Generalizing the entanglement entropy of singular regions in conformal field theories

Abstract: We study the structure of divergences and universal terms of the entanglement and R\'enyi entropies for singular regions. First, we show that for $(3+1)$-dimensional free conformal field theories (CFTs), entangling regions emanating from vertices give rise to a universal contribution $S_n^{\rm univ}= -\frac{1}{8\pi}f_b(n) \int_{\gamma} k^2 \log^2(R/\delta)$, where $\gamma$ is the curve formed by the intersection of the entangling surface with a unit sphere centered at the vertex, and $k$ the trace of its extrinsic curvature. While for circular and elliptic cones this term reproduces the general-CFT result, it vanishes for polyhedral corners. For those, we argue that the universal contribution, which is logarithmic, is not controlled by a local integral, but rather it depends on details of the CFT in a complicated way.

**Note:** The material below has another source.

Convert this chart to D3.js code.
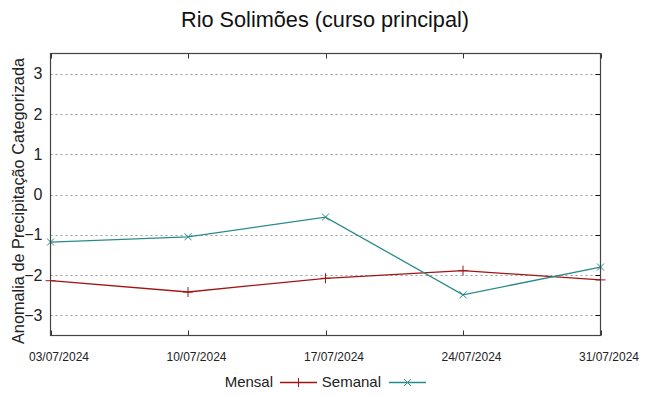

We also study the angle dependence for the entanglement entropy of wedge singularities in 3+1 dimensions. This is done for general CFTs in the smooth limit, and using free and holographic CFTs at generic angles. In the latter case, we show that the wedge contribution is not proportional to the entanglement entropy of a corner region in the $(2+1)$-dimensional holographic CFT. Finally, we show that the mutual information of two regions that touch at a point is not necessarily divergent, as long as the contact is through a sufficiently sharp corner. Similarly, we provide examples of singular entangling regions which do not modify the structure of divergences of the entanglement entropy compared with smooth surfaces.